Which brings me to the present day. As I’ve mentioned before, I’m newly embarked on a postdoc research project looking at the context of writing in the Bronze Age Syrian city of Ugarit. With most projects of this kind, one of the immediate priorities would be to visit the site and familiarise myself as thoroughly as possible with the solid reality of the place, in all its sunny, hot, soil-and-gritty glory. Sadly though – and I’m aware that this is the least of the tragedies that have stemmed from the Syrian civil war – that’s not going to happen. It’s a specific condition of the funding behind my research post that no-one should attempt to visit Syria. I’m not going to get to explore the real Ugarit during the course of my research.

So as I familiarised myself with the details of the site from books, plotting the locations of its many archives and document deposits on a flat 2D map, I decided to have a go at 3D modelling the tell. After failing to find any detailed topographic data online, I eventually ended up working from a fairly low-resolution contour map, so there’s an immediate caveat that this is a low-res and potentially slightly inaccurate rendering – it wasn’t always obvious what the contour lines were doing or what their elevations were. Hopefully I’ll find a better source as I go on with my research and will be able to refine it.
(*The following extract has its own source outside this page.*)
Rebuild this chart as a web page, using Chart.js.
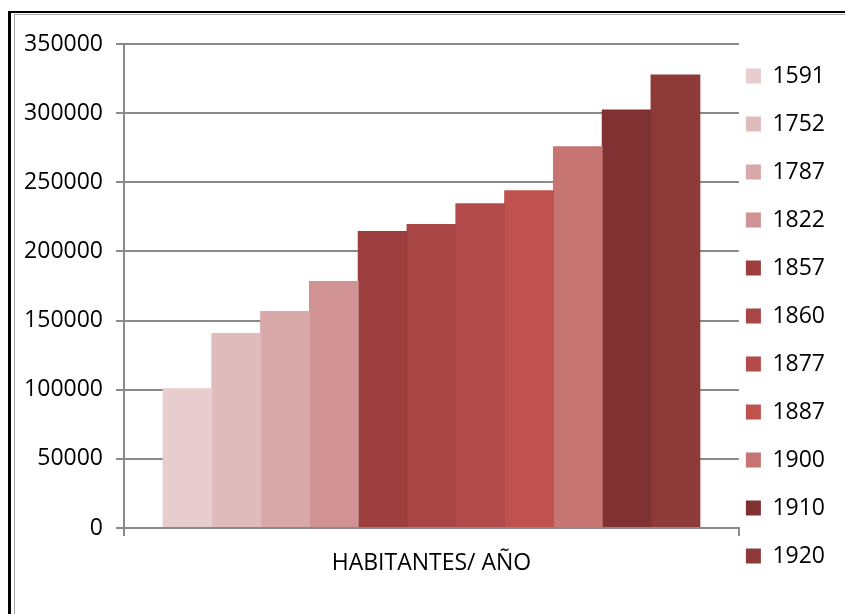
<!DOCTYPE html>
<html>
<head>
<meta charset="utf-8">
<script src="https://cdn.jsdelivr.net/npm/chart.js@4.4.1/dist/chart.umd.min.js"></script>
<style>
  html, body { margin: 0; padding: 0; background: #fff; }
  #wrap { position: relative; width: 845px; height: 614px; overflow: hidden; }
  .frame { position: absolute; left: 8px; top: 11px; width: 900px; height: 700px;
           border-left: 3px solid #000; border-top: 2px solid #000; }
  .frame2 { position: absolute; left: 14px; top: 14px; width: 900px; height: 700px;
            border-left: 1px solid #a6a6a6; border-top: 1px solid #a6a6a6; }
  canvas { position: absolute; left: 0; top: 0; }
</style>
</head>
<body>
<div id="wrap">
  <div class="frame"></div>
  <div class="frame2"></div>
  <canvas id="chart" width="845" height="614"></canvas>
</div>
<script>
// categories / series
const categories = ['HABITANTES/ AÑO'];
const years = ['1591', '1752', '1787', '1822', '1857', '1860', '1877', '1887', '1900', '1910', '1920'];
const habitantes = [101000, 141000, 157000, 178600, 214700, 219800, 234900, 244300, 276000, 302700, 328000];
const colors = ['#e8cdce', '#e0bbbb', '#d9a9aa', '#d09292', '#9c3e3e', '#a84545',
                '#b34b4a', '#bf514f', '#c77572', '#803132', '#8e3a38'];
const yTicks = [0, 50000, 100000, 150000, 200000, 250000, 300000, 350000];

const font = { family: '"Open Sans", sans-serif', size: 23 };
const axisGray = '#8a8a8a';

// moves the legend a little so it sits like the original
const legendShift = {
    id: 'legendShift',
    afterLayout(chart) {
        const lg = chart.legend;
        lg.left -= 18; lg.right -= 18;
        lg.top += 9; lg.bottom += 9;
    }
};

const datasets = years.map((year, i) => ({
    label: year,
    data: [habitantes[i]],
    backgroundColor: colors[i],
    borderWidth: 0,
    barPercentage: 1.02,   // slight overlap so no seams between bars
    categoryPercentage: 0.873
}));

new Chart(document.getElementById('chart').getContext('2d'), {
    type: 'bar',
    data: { labels: categories, datasets: datasets },
    plugins: [legendShift],
    options: {
        responsive: false,
        animation: false,
        layout: { padding: { left: 0, right: -8, top: 0, bottom: 0 } },
        plugins: {
            legend: {
                position: 'right',
                align: 'center',
                labels: { boxWidth: 15, boxHeight: 15, padding: 25, color: '#000', font: font }
            },
            tooltip: { enabled: false }
        },
        scales: {
            x: {
                grid: { drawOnChartArea: false, color: axisGray, lineWidth: 2, tickLength: 8 },
                border: { color: axisGray, width: 2 },
                ticks: { color: '#000', font: font, padding: 14 },
                afterFit: s => { s.height = 86; }
            },
            y: {
                min: 0,
                max: 350000,
                afterBuildTicks: s => { s.ticks = yTicks.map(v => ({ value: v })); },
                ticks: { color: '#000', font: font, padding: 13, callback: v => String(v) },
                grid: { color: axisGray, lineWidth: 2, tickLength: 8 },
                border: { color: axisGray, width: 2 },
                afterFit: s => { s.width = 124; s.paddingTop = 44; }
            }
        }
    }
});
</script>
</body>
</html>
Still, in a relatively short time I was able to produce a 3D tell, on to which I could project either an aerial photo of the site any of the maps or plans.



My 3D model of Ugarit’s tell, looking approximately SE. If anyone familiar with the site spots any glaring errors, please tell me!


I found this a tremendously useful thing to do. Not only is the end result a tool that allows me to look at the topography of the site from any angle, to consider elevation and slope in a way that is not so immediate on flat plans and drawings, or to place myself at any point on the tell and consider sight-lines etc., but the actual experience of modelling it forced me to study and think about the plans in close detail – akin to the artist sketching anatomical studies from life. It’s impossible to do without close engagement and it left me with a much more vivid sense of how everything fitted together.

And of course, in terms of the use of 3D graphics in archaeology, this is very much the low-end hobbyist-with-a-few-hours-to-spare end of the spectrum. Technology is advancing rapidly and specialised equipment and advanced software are increasingly part of the everyday fieldwork process. I was lucky enough yesterday to attend a lecture by Dr Timmy Gambin of the University of Malta about his work on a well-preserved Phoenician shipwreck in deep water off Gozo. The find is extremely exciting but the depth and challenging sea conditions in the area make study very challenging. Gambin’s team have made extensive use of photogrammetry to construct very high-resolution 3D models of the wreck and its objects, and the examples he showed were nothing short of stunning. Both as a site-recording technique and as a method of investigation and prompt for thinking about archaeological material, this is definitely the future.



One of Gambin’s high-resolution 3D models of the shipwreck


This is an area I’m going to continue to explore. My model of Ugarit’s tell is complete, but I still hope to refine it, and eventually I’d like to add structures to it. It ought not to take too long to create basic 3D walls based on the plans, but it would be nice to refine the details a bit so they reflect the realities of elevation and masonry, and that would take both time and detailed drawings and photographs. Even more ambitiously, it would be possible to create reconstructions from these and have my own explorable 3D version of the city’s excavated areas. Like Assassin’s Creed II’s Rome, it wouldn’t be completely accurate, but it could be very good to think with. I’d also like to give photogrammetry a try for myself, but that’s a little more complex and I need to think about what I would want to try it on.

If you’re interested in doing this kind of thing for yourself, the open-source 3D-modelling software Blender is extremely powerful and capable of almost anything you might want to do, with a little practice. It’s also entirely free, well-documented and there are tutorials for pretty much anything you can imagine on YouTube. The community’s also very open and helpful. I urge you to give it a go!